One of the sad pieces of information to come out of the event is the rumor that the 3DS will continue to make use of friend codes for online play. It's still just speculation based on a translated report from Famitsu, but it makes all too much sense. While it may seem backwards to many American gamers who know and love Xbox Live or PlayStation Network, given what I know of Japanese culture, it’s not terribly surprising. What lies at the root of it all is the Japanese sense of public self and how it differs from the American equivalent.
Let me give an example. You have a Facebook account, right? Of course you do. My 86-year-old grandfather has a Facebook account, for god’s sake. Anyway, last week on Facebook one of my friends dropped the “Ode to a Grecian Urn” of swearing after our beloved Oregon Ducks lost the BCS National Championship to Auburn. The next day, she mentioned that masterpiece of cursing cost her 30 friends on Facebook. Her reaction and mine were both cavalier, thinking if those people couldn’t handle that sort of an outburst, they didn’t deserve to be her friend. That response is an incredibly American sense of individualism. Sure, I may not share everything I want on Facebook, but I feel confident in my sense of expression. Facebook also uses my real name and details, and it encourages everyone on the site to do the same.

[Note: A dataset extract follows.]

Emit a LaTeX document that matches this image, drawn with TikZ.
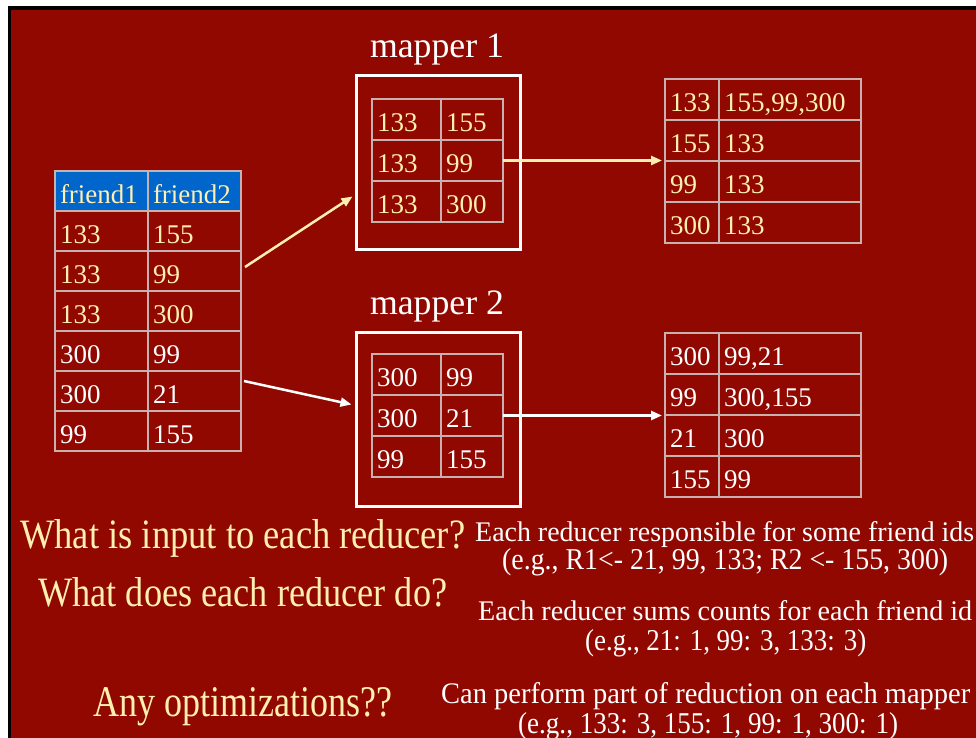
\documentclass[tikz,border=0pt]{standalone}
\usepackage{fontspec}
\usepackage{graphicx}
\setmainfont{Liberation Serif}
\usetikzlibrary{arrows.meta}

\definecolor{slidered}{RGB}{144,8,0}
\definecolor{cream}{RGB}{255,240,178}
\definecolor{hdrblue}{RGB}{0,102,204}
\definecolor{gridgray}{RGB}{200,178,176}

\newcommand\tabfont{\fontsize{27}{30}\selectfont}
% text squeezed to a given width and height above its baseline
\newcommand\slideline[3]{\resizebox{#1pt}{#2pt}{#3}}

\begin{document}
\begin{tikzpicture}[x=1pt,y=-1pt,
  cell/.style={draw=gridgray, line width=1.1pt, inner xsep=5pt, inner ysep=0pt,
    outer sep=0pt, anchor=north west, text height=24pt, text depth=0pt,
    align=left, font=\tabfont},
  mbox/.style={draw=white, line width=3pt, anchor=north west, inner sep=0pt,
    minimum width=164pt, minimum height=174pt},
  mlabel/.style={anchor=base, inner sep=0pt, text=white, font=\fontsize{34}{34}\selectfont},
  qtext/.style={anchor=base west, inner sep=0pt, text=cream, font=\fontsize{40}{40}\selectfont},
  atext/.style={anchor=base west, inner sep=0pt, text=white, font=\fontsize{28}{28}\selectfont},
  arr/.style={line width=2.5pt, -{Triangle[length=11pt,width=9pt]}}]

\useasboundingbox (0,0) rectangle (976,738);
% slide background with its dark frame
\fill[white] (0,0) rectangle (976,738);
\fill[black] (8,6) rectangle (976,738);
\fill[slidered] (11,10) rectangle (976,738);

% input table
\node[cell, fill=hdrblue, text=cream, text width=83pt, minimum height=40pt] (L01) at (55,171) {friend1};
\node[cell, fill=hdrblue, text=cream, text width=83pt, minimum height=40pt] (L02) at (148,171) {friend2};
\foreach \r/\a/\b/\c in {1/133/155/cream, 2/133/99/cream, 3/133/300/cream,
                         4/300/99/white, 5/300/21/white, 6/99/155/white}{
  \node[cell, text=\c, text width=83pt, minimum height=40pt] (L\r1) at (55,171+40*\r) {\a};
  \node[cell, text=\c, text width=83pt, minimum height=40pt] (L\r2) at (148,171+40*\r) {\b};
}

% mapper 1
\node[mlabel] (lab1) at (437,58) {\resizebox{134pt}{!}{mapper 1}};
\node[mbox] (B1) at (355,74) {};
\foreach \r/\a/\b in {1/133/155, 2/133/99, 3/133/300}{
  \node[cell, text=cream, text width=59pt, minimum height=41pt] (M1\r1) at (372,58+41*\r) {\a};
  \node[cell, text=cream, text width=52pt, minimum height=41pt] (M1\r2) at (441,58+41*\r) {\b};
}

% mapper 2
\node[mlabel] (lab2) at (437,314) {\resizebox{134pt}{!}{mapper 2}};
\node[mbox] (B2) at (355,331) {};
\foreach \r/\a/\b in {1/300/99, 2/300/21, 3/99/155}{
  \node[cell, text=white, text width=59pt, minimum height=41pt] (M2\r1) at (372,313+41*\r) {\a};
  \node[cell, text=white, text width=52pt, minimum height=41pt] (M2\r2) at (441,313+41*\r) {\b};
}

% grouped output of mapper 1
\foreach \r/\a/\b in {1/133/{155,99,300}, 2/155/133, 3/99/133, 4/300/133}{
  \node[cell, text=cream, text width=44pt, minimum height=41pt] (R1\r1) at (665,38+41*\r) {\a};
  \node[cell, text=cream, text width=132pt, minimum height=41pt] (R1\r2) at (719,38+41*\r) {\b};
}

% grouped output of mapper 2
\foreach \r/\a/\b in {1/300/{99,21}, 2/99/{300,155}, 3/21/300, 4/155/99}{
  \node[cell, text=white, text width=44pt, minimum height=41pt] (R2\r1) at (665,292+41*\r) {\a};
  \node[cell, text=white, text width=132pt, minimum height=41pt] (R2\r2) at (719,292+41*\r) {\b};
}

% connectors
\coordinate (a1s) at ([xshift=4pt,yshift=4pt]L22.east);
\coordinate (a1e) at ([xshift=-2.5pt,yshift=-34pt]B1.west);
\draw[arr, cream] (a1s) -- (a1e);
\coordinate (a2s) at ([xshift=3pt,yshift=10pt]L52.east);
\coordinate (a2e) at ([xshift=-3.5pt,yshift=15pt]B2.west);
\draw[arr, white] (a2s) -- (a2e);
\draw[arr, cream] (M122.east) -- ([xshift=-3pt]M122.east -| R121.west);
\draw[arr, white] (M222.east) -- ([xshift=-3pt]M222.east -| R231.west);

% questions and answers
\node[qtext] (q1) at (20,548) {\slideline{445}{29}{What is input to each reducer?}};
\node[atext] (a1a) at (475,541) {\slideline{499}{20}{Each reducer responsible for some friend ids}};
\node[atext] (a1b) at (502,569) {\slideline{446}{21}{(e.g., R1<- 21, 99, 133; R2 <- 155, 300)}};

\node[qtext] (q2) at (38,606) {\slideline{409}{29}{What does each reducer do?}};
\node[atext] (a2a) at (478,620) {\slideline{494}{20}{Each reducer sums counts for each friend id}};
\node[atext] (a2b) at (585,650) {\slideline{281}{21}{(e.g., 21: 1, 99: 3, 133: 3)}};

\node[qtext] (q3) at (93,716) {\slideline{299}{29}{Any optimizations??}};
\node[atext] (a3a) at (441,703) {\slideline{529}{21}{Can perform part of reduction on each mapper}};
\node[atext] (a3b) at (518,733) {\slideline{380}{21}{(e.g., 133: 3, 155: 1, 99: 1, 300: 1)}};
\end{tikzpicture}
\end{document}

But Facebook isn’t very popular in Japan. According to a recent New York Times article on the subject, there are only about two million Japanese Facebook users, fewer than two percent of all Japanese internet users. However, this doesn't mean that social media is unpopular in Japan in general. A crucial difference is that Japanese social media sites, namely Mixi, allow for anonymity and greater control over who sees what you post to the site. It’s more akin to a messageboard, where you have a pseudonym, than a social media site as we in the United States know it. This is also seen in the popularity of online site 2chan, the completely anonymous Japanese messageboard that inspired the nerd hive-mind of the western world, 4chan.
This preference for anonymous online media ties in to the Japanese sense of self and the difference between public opinions and personal thoughts. The two words are honne (本音), which means “real intention,” and tatemae (建前), which means “public position” or “face.” The idea of “face” is quite foreign to most Americans because we are so highly individualistic, but it’s vital in many other cultures. Japan is, like most Asian societies, based more on group consensus than the United States is; coming to an agreeable decision is more important than holding out your opinion. The popularity of certain fashions or items in countries like Japan or South Korea is fed by the need to fit in; if all of your friends have the same jacket, you need it, too. An American may likely view that as being just like everyone else, while a Japanese person may publicly consider it harmonious.
Having an anonymous social media site, then, is a way to show your innermost feelings without giving away who you are. In a world where even having your favorite hobbies publicly advertised is damning to public reputation, the lengths of privacy start to make sense — or, at least, are understood. Keeping that desire for privacy in mind, then, it can make a certain amount of sense why the Friend Codes began with the Wii and why they will most likely continue on 3DS. It’s another layer of privacy, and an example of how different some cultures can be when it comes to gaming.